When a veteran operator leaves, they take with them the ability to intuit that a machine needs a pressure adjustment because its sound has changed, or that the furnace temperature should be lowered by two degrees because ambient humidity has increased. The challenge of modern industry is to turn that individual brain into a digital, shared Plant Brain.
Digitizing instinct: capturing hidden patterns
The problem with traditional knowledge management is that it is based on asking employees to write down what they know, something that rarely happens with precision. The logic of intelligent workflows changes this paradigm: instead of waiting for the expert to document their knowledge, AI agents analyze the digital footprints they leave on the plant floor.
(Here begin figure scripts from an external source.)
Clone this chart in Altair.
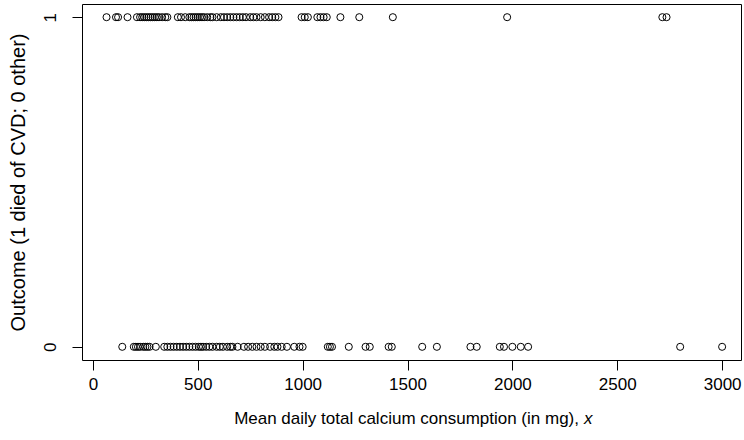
import altair as alt
import pandas as pd

# Outcome = 1 (died of CVD): calcium values in mg
died_cvd = [65, 110, 120, 165,
            210, 225, 235, 245, 255, 265, 275, 285, 295, 305, 315,
            330, 345, 355, 405, 420, 440,
            460, 470, 480, 490, 500, 510, 520, 530, 545, 560, 570,
            590, 610, 625, 640, 655, 670, 685, 700, 715, 730, 750, 765,
            780, 800, 820, 840, 855, 870, 885,
            995, 1010, 1025, 1070, 1085, 1100, 1115,
            1180, 1270, 1430, 1975, 2715, 2735]

# Outcome = 0 (other)
other = [140, 195, 205, 215, 225, 240, 250, 260, 270, 300, 340, 355, 370,
         385, 400, 415, 430, 445, 460, 475, 490, 505, 515, 525, 540, 555,
         570, 590, 605, 620, 640, 655, 665, 690, 720, 740, 760, 780, 800,
         820, 845, 865, 880, 900, 925, 960, 985, 1000, 1120, 1130, 1140,
         1220, 1300, 1320, 1410, 1425, 1570, 1640, 1800, 1830, 1940, 1960,
         2000, 2040, 2075, 2800, 3000]

x_ticks = [0, 500, 1000, 1500, 2000, 2500, 3000]
y_ticks = [0, 1]

x_title_main = ["Mean daily total calcium consumption (in mg),"]
x_title_var = ["x"]

df = pd.DataFrame({
    "calcium": died_cvd + other,
    "outcome": [1] * len(died_cvd) + [0] * len(other),
})

FONT = "Liberation Sans"

points = alt.Chart(df).mark_point(
    shape="circle", filled=False, color="black", size=50, strokeWidth=1, opacity=1
).encode(
    x=alt.X("calcium:Q",
            scale=alt.Scale(domain=[-52, 3090], nice=False, zero=False),
            axis=alt.Axis(values=x_ticks, title=None, format="d",
                          domain=False, grid=False, tickSize=10, tickColor="black",
                          labelFontSize=17, labelColor="black", labelPadding=6)),
    y=alt.Y("outcome:Q",
            scale=alt.Scale(domain=[-0.04, 1.04], nice=False, zero=False),
            axis=alt.Axis(values=y_ticks, title="Outcome (1 died of CVD; 0 other)",
                          format="d",
                          domain=False, grid=False, tickSize=10, tickColor="black",
                          labelAngle=270, labelAlign="center", labelBaseline="bottom",
                          labelFontSize=17, labelColor="black", labelPadding=13,
                          titleFontSize=20, titleFontWeight="normal", titleColor="black",
                          titleBaseline="middle", titleX=-64, titleY=178)),
)

title_main = alt.Chart(pd.DataFrame({"t": x_title_main})).mark_text(
    align="right", baseline="alphabetic", fontSize=17, color="black", font=FONT
).encode(text="t:N", x=alt.value(497), y=alt.value(420))

title_var = alt.Chart(pd.DataFrame({"t": x_title_var})).mark_text(
    align="left", baseline="alphabetic", fontSize=17, color="black", font=FONT,
    fontStyle="italic"
).encode(text="t:N", x=alt.value(502), y=alt.value(420))

chart = alt.layer(points, title_main, title_var).properties(
    width=659, height=356,
    autosize=alt.AutoSizeParams(type="none"),
    padding={"left": 82, "top": 4, "right": 3, "bottom": 80},
).configure(
    font=FONT,
).configure_view(
    stroke="black", strokeWidth=1,
).configure_axis(
    labelFont=FONT, titleFont=FONT,
)

chart.save("out.html", embed_options={"renderer": "svg", "actions": False})
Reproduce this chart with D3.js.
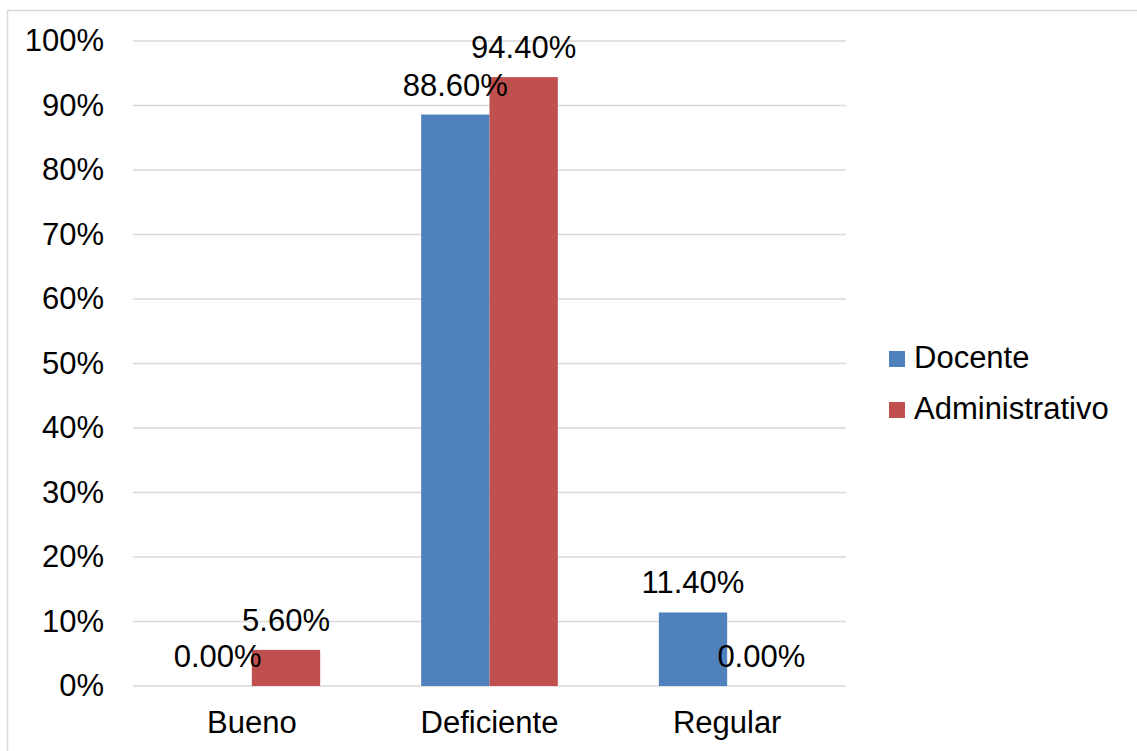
<!DOCTYPE html>
<html>
<head>
<meta charset="utf-8">
<script src="https://cdn.jsdelivr.net/npm/d3@7"></script>
<style>
  html, body { margin: 0; padding: 0; background: #fff; }
  svg { display: block; font-family: "Liberation Sans", Arial, sans-serif; }
</style>
</head>
<body>
<svg id="chart" width="1137" height="751"></svg>
<script>
// Categories, series and values (percent)
const categories = ["Bueno", "Deficiente", "Regular"];
const seriesNames = ["Docente", "Administrativo"];
const docente = [0.0, 88.6, 11.4];
const administrativo = [5.6, 94.4, 0.0];
const yTicks = [0, 10, 20, 30, 40, 50, 60, 70, 80, 90, 100];
const seriesColors = ["#4F81BD", "#C0504D"];

const seriesValues = [docente, administrativo];
const rows = categories.map((c, i) => ({
  category: c,
  values: seriesNames.map((s, k) => ({ series: s, k, value: seriesValues[k][i] }))
}));

const svg = d3.select("#chart");
const W = 1137, H = 751;
const fontSize = 31;

// Chart frame
svg.append("rect")
  .attr("x", 7.5).attr("y", 10.5)
  .attr("width", W + 10).attr("height", H + 10)
  .attr("fill", "none")
  .attr("stroke", "#d9d9d9")
  .attr("stroke-width", 1.5);

const plot = { left: 133, right: 846, top: 41, bottom: 686 };

const x0 = d3.scaleBand()
  .domain(categories)
  .range([plot.left, plot.right])
  .padding(0);

const x1 = d3.scaleBand()
  .domain(seriesNames)
  .range([50.5, x0.bandwidth() - 50.5])
  .padding(0);

const y = d3.scaleLinear()
  .domain([0, 100])
  .range([plot.bottom, plot.top]);

// Gridlines
svg.append("g")
  .selectAll("line")
  .data(yTicks)
  .join("line")
  .attr("x1", plot.left).attr("x2", plot.right)
  .attr("y1", d => y(d)).attr("y2", d => y(d))
  .attr("stroke", "#d9d9d9")
  .attr("stroke-width", 1.5);

// Y axis labels
const yAxis = d3.axisLeft(y)
  .tickValues(yTicks)
  .tickFormat(d => d + "%")
  .tickSize(0)
  .tickPadding(29);
const gy = svg.append("g")
  .attr("transform", `translate(${plot.left},0)`)
  .call(yAxis);
gy.select(".domain").remove();
gy.selectAll("text")
  .attr("font-size", fontSize)
  .attr("font-family", "Liberation Sans, Arial, sans-serif")
  .attr("fill", "#000");

// X axis labels
const xAxis = d3.axisBottom(x0).tickSize(0).tickPadding(25);
const gx = svg.append("g")
  .attr("transform", `translate(0,${plot.bottom})`)
  .call(xAxis);
gx.select(".domain").remove();
gx.selectAll("text")
  .attr("font-size", fontSize)
  .attr("font-family", "Liberation Sans, Arial, sans-serif")
  .attr("fill", "#000");

// Bars
const groups = svg.append("g")
  .selectAll("g")
  .data(rows)
  .join("g")
  .attr("transform", d => `translate(${x0(d.category)},0)`);

groups.selectAll("rect")
  .data(d => d.values)
  .join("rect")
  .attr("x", d => x1(d.series))
  .attr("width", x1.bandwidth())
  .attr("y", d => y(d.value))
  .attr("height", d => y(0) - y(d.value))
  .attr("fill", d => seriesColors[d.k]);

// Value labels
groups.selectAll("text")
  .data(d => d.values)
  .join("text")
  .attr("x", d => x1(d.series) + x1.bandwidth() / 2)
  .attr("y", d => y(d.value) - 19)
  .attr("text-anchor", "middle")
  .attr("font-size", fontSize)
  .attr("fill", "#000")
  .text(d => d.value.toFixed(2) + "%");

// Legend
const legend = svg.append("g")
  .selectAll("g")
  .data(seriesNames)
  .join("g")
  .attr("transform", (d, i) => `translate(889,${351 + i * 51})`);

legend.append("rect")
  .attr("width", 16).attr("height", 16)
  .attr("fill", (d, i) => seriesColors[i]);

legend.append("text")
  .attr("x", 25)
  .attr("y", 16.5)
  .attr("font-size", fontSize)
  .attr("fill", "#000")
  .text(d => d);
</script>
</body>
</html>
By cross-referencing machine telemetry data with records of manual adjustments in control terminals, the system identifies success patterns. According to studies by Deloitte on the future of manufacturing, the ability to capture and scale this knowledge is what separates companies that achieve sustainable operational excellence from those that suffer constant quality degradation. For example, if data shows that the most efficient operator always reduces conveyor speed by 5% when processing a specific material under certain temperature conditions, AI extracts that unwritten rule and turns it into a company asset.
Closing the skills gap with proactive support
The most immediate impact is seen in the training and performance of new employees. The industry faces a structural skills gap, where young talent lacks the years of experience needed to make critical decisions in seconds.
This is where data workflows act as a digital mentoring system. Instead of a new operator having to consult a 200-page manual, the data infrastructure detects an anomaly and launches a proactive alert: “Attention: Under these pressure conditions, the historical expert used to adjust valve B to 0.4 bar to avoid overheating. Would you like to apply this adjustment?” This not only standardizes quality regardless of shift or person in charge, but also dramatically accelerates the learning curve.
Toward standardized decision-making
Turning experience into structured data allows the plant to stop being a collection of silos of individual wisdom and become an organism that continuously learns. According to IBM trends on Smart Manufacturing, the use of AI-based decision support systems reduces human error and optimizes uptime.
In the end, it is about ensuring that knowledge does not reside only in people, but also in processes. A knowledge-focused BI not only tells you how many defective parts there were yesterday, but also offers you the exact recipe that your best operator applied three years ago to solve that same problem.